■ **REQUIRED TASK**
Starting at the first line of the data, please print exactly those lines through the one that holds "0.275, 0.263, 0.25];", omitting every picture.

— START —

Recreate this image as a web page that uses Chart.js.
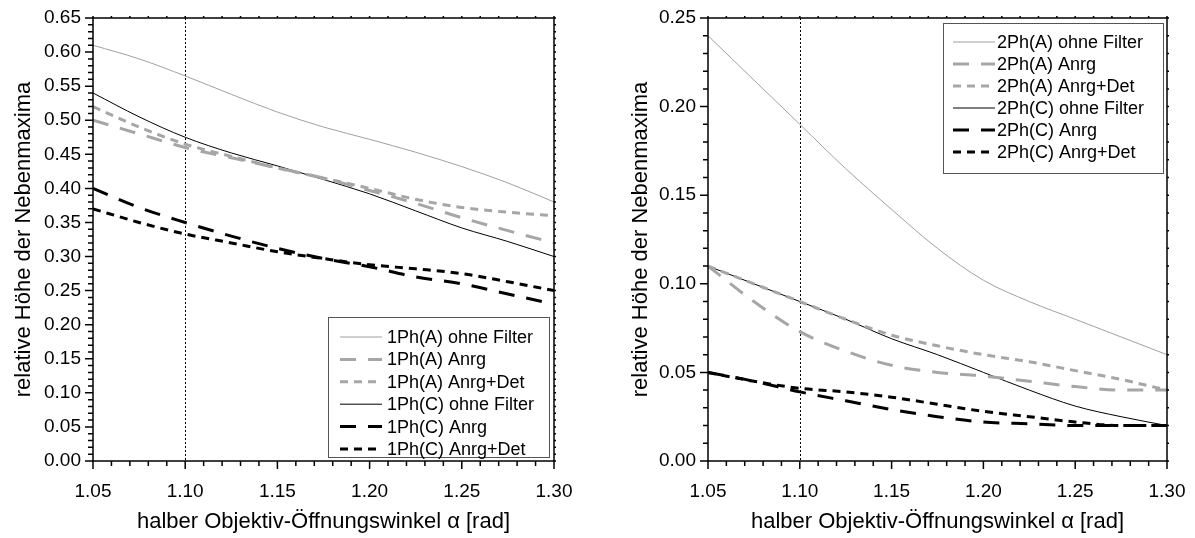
<!DOCTYPE html>
<html>
<head>
<meta charset="utf-8">
<script src="https://cdn.jsdelivr.net/npm/chart.js@4.4.1/dist/chart.umd.min.js"></script>
<style>
  html, body { margin: 0; padding: 0; background: #fff; }
  .wrap { position: absolute; top: 0; height: 538px; }
  #w1 { left: 0; width: 597px; }
  #w2 { left: 597px; width: 598px; }
</style>
</head>
<body>
<div class="wrap" id="w1"><canvas id="chart1" width="597" height="538"></canvas></div>
<div class="wrap" id="w2"><canvas id="chart2" width="598" height="538"></canvas></div>
<script>
// Winkel (x-Werte)
const alpha = [1.05, 1.075, 1.10, 1.125, 1.15, 1.175, 1.20, 1.225, 1.25, 1.275, 1.30];
const markerAlpha = 1.10;

// Einphotonen-Anregung
const ph1A_ohne = [0.61, 0.59, 0.565, 0.538, 0.512, 0.49, 0.472, 0.453, 0.432, 0.408, 0.38];
const ph1A_anrg = [0.50, 0.48, 0.46, 0.445, 0.43, 0.415, 0.397, 0.378, 0.357, 0.338, 0.32];
const ph1A_det  = [0.52, 0.49, 0.465, 0.447, 0.43, 0.415, 0.40, 0.384, 0.372, 0.365, 0.36];
const ph1C_ohne = [0.54, 0.505, 0.475, 0.452, 0.433, 0.413, 0.392, 0.367, 0.342, 0.322, 0.30];
const ph1C_anrg = [0.40, 0.372, 0.35, 0.33, 0.312, 0.297, 0.285, 0.27, 0.26, 0.245, 0.23];
const ph1C_det  = [0.37, 0.35, 0.333, 0.32, 0.307, 0.297, 0.288, 0.282, 0.275, 0.263, 0.25];

// Zweiphotonen-Anregung
const ph2A_ohne = [0.24, 0.215, 0.19, 0.165, 0.142, 0.12, 0.102, 0.09, 0.08, 0.07, 0.06];
const ph2A_anrg = [0.11, 0.09, 0.073, 0.062, 0.054, 0.05, 0.048, 0.045, 0.042, 0.04, 0.04];
const ph2A_det  = [0.11, 0.10, 0.09, 0.08, 0.071, 0.065, 0.06, 0.056, 0.051, 0.046, 0.04];
const ph2C_ohne = [0.11, 0.10, 0.09, 0.08, 0.069, 0.06, 0.05, 0.04, 0.031, 0.025, 0.02];
const ph2C_anrg = [0.05, 0.045, 0.039, 0.034, 0.029, 0.025, 0.022, 0.021, 0.02, 0.02, 0.02];
const ph2C_det  = [0.05, 0.045, 0.041, 0.039, 0.036, 0.032, 0.028, 0.025, 0.022, 0.02, 0.02];

const legendNames1 = ['1Ph(A) ohne Filter', '1Ph(A) Anrg', '1Ph(A) Anrg+Det', '1Ph(C) ohne Filter', '1Ph(C) Anrg', '1Ph(C) Anrg+Det'];
const legendNames2 = ['2Ph(A) ohne Filter', '2Ph(A) Anrg', '2Ph(A) Anrg+Det', '2Ph(C) ohne Filter', '2Ph(C) Anrg', '2Ph(C) Anrg+Det'];

const FONT = "'Liberation Sans', Arial, sans-serif";
const GRAU = '#a6a6a6';

// Linienstile: dünn, lang gestrichelt, kurz gestrichelt
const styles = [
    { color: '#a0a0a0', width: 1, dash: [] },
    { color: GRAU, width: 3, dash: [16, 12] },
    { color: GRAU, width: 3, dash: [8, 6] },
    { color: '#000', width: 1, dash: [] },
    { color: '#000', width: 3, dash: [16, 12] },
    { color: '#000', width: 3, dash: [8, 6] }
];

function makeDatasets(names, series) {
    return series.map(function(vals, i) {
        return {
            label: names[i],
            data: vals.map(function(v, k) { return { x: alpha[k], y: v }; }),
            borderColor: styles[i].color,
            borderWidth: styles[i].width,
            borderDash: styles[i].dash,
            pointRadius: 0,
            cubicInterpolationMode: 'monotone',
            fill: false
        };
    });
}

// Rahmen, Haupt- und Nebenstriche, gepunktete Linie
const frameTicks = {
    id: 'frameTicks',
    beforeDatasetsDraw(chart) {
        const ctx = chart.ctx, xs = chart.scales.x;
        const a = chart.chartArea;
        const px = Math.round(xs.getPixelForValue(markerAlpha)) + 0.5;
        ctx.save();
        ctx.strokeStyle = '#000';
        ctx.lineWidth = 1;
        ctx.setLineDash([2, 2]);
        ctx.beginPath();
        ctx.moveTo(px, a.top);
        ctx.lineTo(px, a.bottom);
        ctx.stroke();
        ctx.restore();
    },
    afterDraw(chart, args, opts) {
        const ctx = chart.ctx, xs = chart.scales.x, ys = chart.scales.y;
        const a = chart.chartArea;
        ctx.save();
        ctx.strokeStyle = '#000';
        ctx.lineWidth = 1.5;
        ctx.setLineDash([]);
        ctx.strokeRect(a.left, a.top, a.right - a.left, a.bottom - a.top);
        ctx.beginPath();
        const nx = Math.round((xs.max - xs.min) / opts.xMinor);
        for (let i = 0; i <= nx; i++) {
            const v = xs.min + i * opts.xMinor;
            const p = xs.getPixelForValue(v);
            const major = i % 5 === 0;
            ctx.moveTo(p, a.bottom);
            ctx.lineTo(p, a.bottom + (major ? 8 : 5));
            ctx.moveTo(p, a.top);
            ctx.lineTo(p, a.top - 2);
        }
        const ny = Math.round((ys.max - ys.min) / opts.yMinor);
        for (let i = 0; i <= ny; i++) {
            const v = ys.min + i * opts.yMinor;
            const p = ys.getPixelForValue(v);
            const major = i % 5 === 0;
            ctx.moveTo(a.left, p);
            ctx.lineTo(a.left - (major ? 8 : 5), p);
            ctx.moveTo(a.right, p);
            ctx.lineTo(a.right + 2, p);
        }
        ctx.stroke();
        ctx.restore();
    }
};

// Legende im Diagramm
const legendBox = {
    id: 'legendBox',
    afterDatasetsDraw(chart, args, o) {
        const ctx = chart.ctx;
        ctx.save();
        ctx.fillStyle = '#fff';
        ctx.fillRect(o.x, o.y, o.w, o.h);
        ctx.strokeStyle = '#555';
        ctx.lineWidth = 1;
        ctx.strokeRect(o.x + 0.5, o.y + 0.5, o.w, o.h);
        ctx.font = '18px ' + FONT;
        ctx.textBaseline = 'middle';
        ctx.fillStyle = '#000';
        chart.data.datasets.forEach(function(ds, i) {
            const y = o.y + o.rowTop + i * o.rowH;
            ctx.beginPath();
            ctx.setLineDash(ds.borderDash);
            ctx.lineWidth = ds.borderWidth;
            ctx.strokeStyle = ds.borderColor;
            ctx.moveTo(o.x + o.lineFrom, y);
            ctx.lineTo(o.x + o.lineTo, y);
            ctx.stroke();
            ctx.fillText(ds.label, o.x + o.textX, y + 1);
        });
        ctx.restore();
    }
};

function makeChart(id, datasets, yMax, yWidth, padding, legend) {
    new Chart(document.getElementById(id).getContext('2d'), {
        type: 'line',
        data: { datasets: datasets },
        plugins: [frameTicks, legendBox],
        options: {
            responsive: false,
            animation: false,
            layout: { padding: padding },
            plugins: {
                legend: { display: false },
                tooltip: { enabled: false },
                frameTicks: { xMinor: 0.01, yMinor: 0.01 },
                legendBox: legend
            },
            scales: {
                x: {
                    type: 'linear',
                    min: 1.05,
                    max: 1.30,
                    afterFit: function(s) { s.height = 538 - padding.bottom - 461; },
                    // Platz unter der Achse über tickLength statt padding
                    grid: { display: false, drawTicks: true, tickLength: 17 },
                    border: { display: false },
                    ticks: {
                        stepSize: 0.05,
                        padding: 2,
                        color: '#000',
                        font: { family: FONT, size: 19 },
                        maxRotation: 0,
                        callback: function(v) { return v.toFixed(2); }
                    },
                    title: {
                        display: true,
                        text: 'halber Objektiv-Öffnungswinkel α [rad]',
                        color: '#000',
                        font: { family: FONT, size: 22 },
                        padding: 0
                    }
                },
                y: {
                    min: 0,
                    max: yMax,
                    afterFit: function(s) { s.width = yWidth; },
                    grid: { display: false, drawTicks: true, tickLength: 12 },
                    border: { display: false },
                    ticks: {
                        stepSize: 0.05,
                        padding: 0,
                        color: '#000',
                        font: { family: FONT, size: 19 },
                        callback: function(v) { return v.toFixed(2); }
                    },
                    title: {
                        display: true,
                        text: 'relative Höhe der Nebenmaxima',
                        color: '#000',
                        font: { family: FONT, size: 22 },
                        padding: 0
                    }
                }
            }
        }
    });
}

document.addEventListener('DOMContentLoaded', function() {
    makeChart('chart1',
        makeDatasets(legendNames1, [ph1A_ohne, ph1A_anrg, ph1A_det, ph1C_ohne, ph1C_anrg, ph1C_det]),
        0.65, 82, { left: 11, top: 18, right: 43, bottom: 3 },
        { x: 328, y: 317, w: 221, h: 140, rowTop: 20, rowH: 22.4, lineFrom: 12, lineTo: 54, textX: 59 });
    makeChart('chart2',
        makeDatasets(legendNames2, [ph2A_ohne, ph2A_anrg, ph2A_det, ph2C_ohne, ph2C_anrg, ph2C_det]),
        0.25, 80, { left: 31, top: 18, right: 28, bottom: 3 },
        { x: 346, y: 23, w: 220, h: 150, rowTop: 19, rowH: 22, lineFrom: 10, lineTo: 52, textX: 54 });
});
</script>
</body>
</html>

— END —

■ **PROBLEM SOLUTION**
Recreate this image as a web page that uses Chart.js.
<!DOCTYPE html>
<html>
<head>
<meta charset="utf-8">
<script src="https://cdn.jsdelivr.net/npm/chart.js@4.4.1/dist/chart.umd.min.js"></script>
<style>
  html, body { margin: 0; padding: 0; background: #fff; }
  .wrap { position: absolute; top: 0; height: 538px; }
  #w1 { left: 0; width: 597px; }
  #w2 { left: 597px; width: 598px; }
</style>
</head>
<body>
<div class="wrap" id="w1"><canvas id="chart1" width="597" height="538"></canvas></div>
<div class="wrap" id="w2"><canvas id="chart2" width="598" height="538"></canvas></div>
<script>
// Winkel (x-Werte)
const alpha = [1.05, 1.075, 1.10, 1.125, 1.15, 1.175, 1.20, 1.225, 1.25, 1.275, 1.30];
const markerAlpha = 1.10;

// Einphotonen-Anregung
const ph1A_ohne = [0.61, 0.59, 0.565, 0.538, 0.512, 0.49, 0.472, 0.453, 0.432, 0.408, 0.38];
const ph1A_anrg = [0.50, 0.48, 0.46, 0.445, 0.43, 0.415, 0.397, 0.378, 0.357, 0.338, 0.32];
const ph1A_det  = [0.52, 0.49, 0.465, 0.447, 0.43, 0.415, 0.40, 0.384, 0.372, 0.365, 0.36];
const ph1C_ohne = [0.54, 0.505, 0.475, 0.452, 0.433, 0.413, 0.392, 0.367, 0.342, 0.322, 0.30];
const ph1C_anrg = [0.40, 0.372, 0.35, 0.33, 0.312, 0.297, 0.285, 0.27, 0.26, 0.245, 0.23];
const ph1C_det  = [0.37, 0.35, 0.333, 0.32, 0.307, 0.297, 0.288, 0.282, 0.275, 0.263, 0.25];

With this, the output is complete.